§ Goal
Restate each line of the listing exactly, without carrying over any pictures.

§ Raw data
* * * * *

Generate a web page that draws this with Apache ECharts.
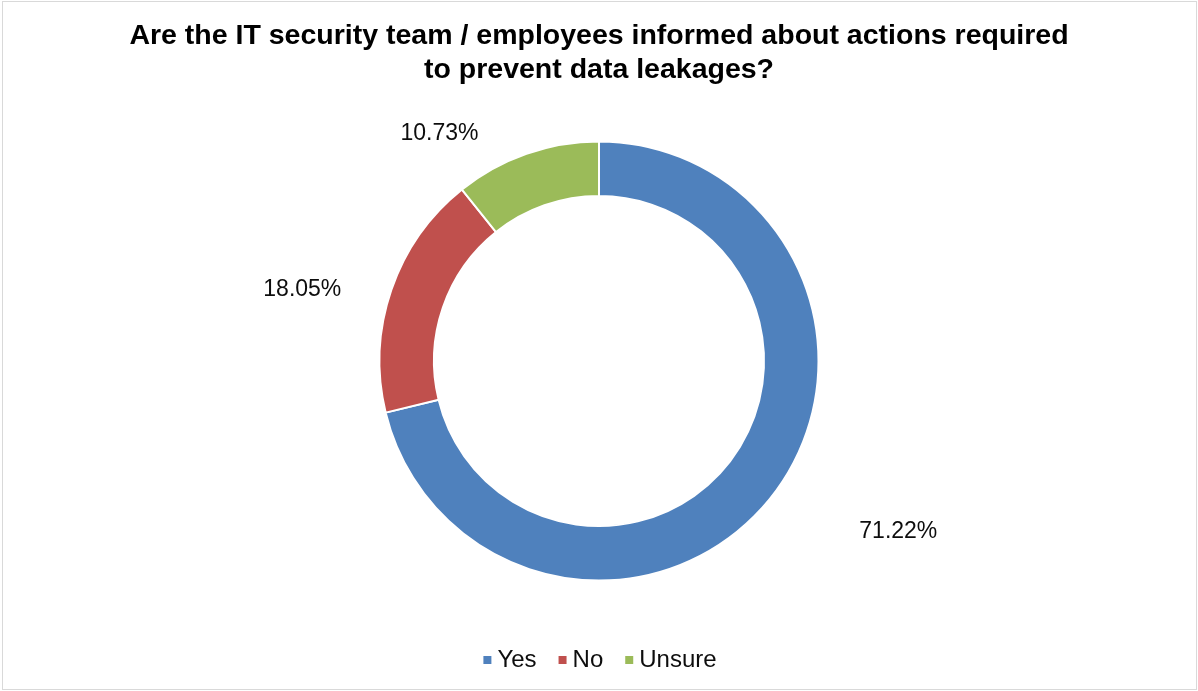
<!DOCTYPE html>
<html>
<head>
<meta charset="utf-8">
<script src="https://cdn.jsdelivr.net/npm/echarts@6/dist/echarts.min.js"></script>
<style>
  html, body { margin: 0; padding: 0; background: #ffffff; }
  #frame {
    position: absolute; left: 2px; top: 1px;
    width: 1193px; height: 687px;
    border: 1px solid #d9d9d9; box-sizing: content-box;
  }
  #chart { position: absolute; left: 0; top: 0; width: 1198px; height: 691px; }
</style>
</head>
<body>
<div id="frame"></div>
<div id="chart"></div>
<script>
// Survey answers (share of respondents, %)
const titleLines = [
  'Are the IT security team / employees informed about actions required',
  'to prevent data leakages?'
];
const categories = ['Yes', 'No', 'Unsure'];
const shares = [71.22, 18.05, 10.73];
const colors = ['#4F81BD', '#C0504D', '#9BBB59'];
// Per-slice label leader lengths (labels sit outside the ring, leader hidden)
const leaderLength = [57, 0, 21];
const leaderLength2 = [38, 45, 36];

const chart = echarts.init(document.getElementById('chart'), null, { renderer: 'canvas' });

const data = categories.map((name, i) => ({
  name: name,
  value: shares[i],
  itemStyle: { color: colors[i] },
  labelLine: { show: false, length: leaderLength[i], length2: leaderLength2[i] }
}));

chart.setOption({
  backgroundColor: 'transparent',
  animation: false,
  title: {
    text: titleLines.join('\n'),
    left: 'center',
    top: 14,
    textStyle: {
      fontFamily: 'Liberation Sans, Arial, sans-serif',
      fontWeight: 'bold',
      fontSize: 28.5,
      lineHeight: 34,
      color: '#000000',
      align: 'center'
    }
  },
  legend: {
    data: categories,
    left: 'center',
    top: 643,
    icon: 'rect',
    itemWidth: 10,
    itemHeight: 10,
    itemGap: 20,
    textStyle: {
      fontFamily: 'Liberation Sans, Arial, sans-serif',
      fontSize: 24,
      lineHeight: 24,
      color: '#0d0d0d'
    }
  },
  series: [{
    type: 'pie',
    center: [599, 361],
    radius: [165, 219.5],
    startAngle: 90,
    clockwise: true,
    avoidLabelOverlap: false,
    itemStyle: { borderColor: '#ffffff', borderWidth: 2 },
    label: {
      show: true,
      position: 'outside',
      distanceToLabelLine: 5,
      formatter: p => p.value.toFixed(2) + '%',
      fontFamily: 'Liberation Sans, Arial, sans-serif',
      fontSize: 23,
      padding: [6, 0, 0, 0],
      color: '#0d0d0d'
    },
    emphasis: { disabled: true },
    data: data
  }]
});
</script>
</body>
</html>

* * * * *

§ Correct result
Generate a web page that draws this with Apache ECharts.
<!DOCTYPE html>
<html>
<head>
<meta charset="utf-8">
<script src="https://cdn.jsdelivr.net/npm/echarts@6/dist/echarts.min.js"></script>
<style>
  html, body { margin: 0; padding: 0; background: #ffffff; }
  #frame {
    position: absolute; left: 2px; top: 1px;
    width: 1193px; height: 687px;
    border: 1px solid #d9d9d9; box-sizing: content-box;
  }
  #chart { position: absolute; left: 0; top: 0; width: 1198px; height: 691px; }
</style>
</head>
<body>
<div id="frame"></div>
<div id="chart"></div>
<script>
// Survey answers (share of respondents, %)
const titleLines = [
  'Are the IT security team / employees informed about actions required',
  'to prevent data leakages?'
];
const categories = ['Yes', 'No', 'Unsure'];
const shares = [71.22, 18.05, 10.73];
const colors = ['#4F81BD', '#C0504D', '#9BBB59'];
// Per-slice label leader lengths (labels sit outside the ring, leader hidden)
const leaderLength = [57, 0, 21];
const leaderLength2 = [38, 45, 36];

const chart = echarts.init(document.getElementById('chart'), null, { renderer: 'canvas' });

const data = categories.map((name, i) => ({
  name: name,
  value: shares[i],
  itemStyle: { color: colors[i] },
  labelLine: { show: false, length: leaderLength[i], length2: leaderLength2[i] }
}));

chart.setOption({
  backgroundColor: 'transparent',
  animation: false,
  title: {
    text: titleLines.join('\n'),
    left: 'center',
    top: 14,
    textStyle: {
      fontFamily: 'Liberation Sans, Arial, sans-serif',
      fontWeight: 'bold',
      fontSize: 28.5,
      lineHeight: 34,
      color: '#000000',
      align: 'center'
    }
  },
  legend: {
    data: categories,
    left: 'center',
    top: 643,
    icon: 'rect',
    itemWidth: 10,
    itemHeight: 10,
    itemGap: 20,
    textStyle: {
      fontFamily: 'Liberation Sans, Arial, sans-serif',
      fontSize: 24,
      lineHeight: 24,
      color: '#0d0d0d'
    }
  },
  series: [{
    type: 'pie',
    center: [599, 361],
    radius: [165, 219.5],
    startAngle: 90,
    clockwise: true,
    avoidLabelOverlap: false,
    itemStyle: { borderColor: '#ffffff', borderWidth: 2 },
    label: {
      show: true,
      position: 'outside',
      distanceToLabelLine: 5,
      formatter: p => p.value.toFixed(2) + '%',
      fontFamily: 'Liberation Sans, Arial, sans-serif',
      fontSize: 23,
      padding: [6, 0, 0, 0],
      color: '#0d0d0d'
    },
    emphasis: { disabled: true },
    data: data
  }]
});
</script>
</body>
</html>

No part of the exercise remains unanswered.